# WRITTEN TASK
Transcribe the material from its first line onward, ending with the line that contains "(all.east -| pos.south);" and adding nothing beyond it.

::::::::::

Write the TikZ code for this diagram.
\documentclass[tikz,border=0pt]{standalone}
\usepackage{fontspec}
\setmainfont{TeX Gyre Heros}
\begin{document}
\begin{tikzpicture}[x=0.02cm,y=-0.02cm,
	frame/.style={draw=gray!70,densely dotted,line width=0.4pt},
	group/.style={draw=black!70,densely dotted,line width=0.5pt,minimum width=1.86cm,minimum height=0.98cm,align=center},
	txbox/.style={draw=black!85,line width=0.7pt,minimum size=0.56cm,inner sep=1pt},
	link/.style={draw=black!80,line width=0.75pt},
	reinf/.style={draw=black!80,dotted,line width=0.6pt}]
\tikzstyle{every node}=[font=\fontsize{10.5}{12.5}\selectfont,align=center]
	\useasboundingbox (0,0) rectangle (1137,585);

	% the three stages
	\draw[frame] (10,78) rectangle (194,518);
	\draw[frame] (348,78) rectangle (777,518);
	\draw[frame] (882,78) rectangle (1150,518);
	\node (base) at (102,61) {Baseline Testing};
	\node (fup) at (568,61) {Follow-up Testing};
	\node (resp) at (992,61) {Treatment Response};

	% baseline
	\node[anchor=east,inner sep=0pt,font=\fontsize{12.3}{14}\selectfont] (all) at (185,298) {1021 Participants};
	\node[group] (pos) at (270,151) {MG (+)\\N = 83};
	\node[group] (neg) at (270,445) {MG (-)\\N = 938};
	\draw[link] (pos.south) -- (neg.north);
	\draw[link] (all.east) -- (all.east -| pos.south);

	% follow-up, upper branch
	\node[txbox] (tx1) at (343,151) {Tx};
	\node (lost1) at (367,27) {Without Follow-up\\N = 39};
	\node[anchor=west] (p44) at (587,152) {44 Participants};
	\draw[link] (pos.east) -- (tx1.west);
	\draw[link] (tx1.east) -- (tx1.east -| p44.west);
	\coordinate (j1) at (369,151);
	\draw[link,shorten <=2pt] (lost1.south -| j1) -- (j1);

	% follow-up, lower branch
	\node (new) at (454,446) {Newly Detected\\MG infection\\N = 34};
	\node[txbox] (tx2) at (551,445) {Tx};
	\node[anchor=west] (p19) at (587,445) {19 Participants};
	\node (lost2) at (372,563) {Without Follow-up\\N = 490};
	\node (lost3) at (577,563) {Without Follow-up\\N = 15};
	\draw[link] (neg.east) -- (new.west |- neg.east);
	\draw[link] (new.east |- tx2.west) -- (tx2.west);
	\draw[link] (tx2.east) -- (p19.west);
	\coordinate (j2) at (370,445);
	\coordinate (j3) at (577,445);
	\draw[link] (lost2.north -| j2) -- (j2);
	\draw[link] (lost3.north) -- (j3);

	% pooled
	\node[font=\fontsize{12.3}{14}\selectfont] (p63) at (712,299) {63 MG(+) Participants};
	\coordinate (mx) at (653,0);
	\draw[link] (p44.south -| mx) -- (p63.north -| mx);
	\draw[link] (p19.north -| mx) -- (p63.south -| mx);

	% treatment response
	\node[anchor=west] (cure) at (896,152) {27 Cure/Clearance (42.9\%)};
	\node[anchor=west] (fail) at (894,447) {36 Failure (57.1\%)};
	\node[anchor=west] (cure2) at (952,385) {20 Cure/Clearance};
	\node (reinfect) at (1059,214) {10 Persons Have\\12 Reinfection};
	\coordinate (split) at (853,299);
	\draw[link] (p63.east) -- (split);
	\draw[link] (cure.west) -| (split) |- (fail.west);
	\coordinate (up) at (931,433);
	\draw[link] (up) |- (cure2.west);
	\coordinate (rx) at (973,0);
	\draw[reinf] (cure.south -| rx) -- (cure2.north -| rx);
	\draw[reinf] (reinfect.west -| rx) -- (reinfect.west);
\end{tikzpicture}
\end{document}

::::::::::

# ANSWER TO THIS TASK
Write the TikZ code for this diagram.
\documentclass[tikz,border=0pt]{standalone}
\usepackage{fontspec}
\setmainfont{TeX Gyre Heros}
\begin{document}
\begin{tikzpicture}[x=0.02cm,y=-0.02cm,
	frame/.style={draw=gray!70,densely dotted,line width=0.4pt},
	group/.style={draw=black!70,densely dotted,line width=0.5pt,minimum width=1.86cm,minimum height=0.98cm,align=center},
	txbox/.style={draw=black!85,line width=0.7pt,minimum size=0.56cm,inner sep=1pt},
	link/.style={draw=black!80,line width=0.75pt},
	reinf/.style={draw=black!80,dotted,line width=0.6pt}]
\tikzstyle{every node}=[font=\fontsize{10.5}{12.5}\selectfont,align=center]
	\useasboundingbox (0,0) rectangle (1137,585);

	% the three stages
	\draw[frame] (10,78) rectangle (194,518);
	\draw[frame] (348,78) rectangle (777,518);
	\draw[frame] (882,78) rectangle (1150,518);
	\node (base) at (102,61) {Baseline Testing};
	\node (fup) at (568,61) {Follow-up Testing};
	\node (resp) at (992,61) {Treatment Response};

	% baseline
	\node[anchor=east,inner sep=0pt,font=\fontsize{12.3}{14}\selectfont] (all) at (185,298) {1021 Participants};
	\node[group] (pos) at (270,151) {MG (+)\\N = 83};
	\node[group] (neg) at (270,445) {MG (-)\\N = 938};
	\draw[link] (pos.south) -- (neg.north);
	\draw[link] (all.east) -- (all.east -| pos.south);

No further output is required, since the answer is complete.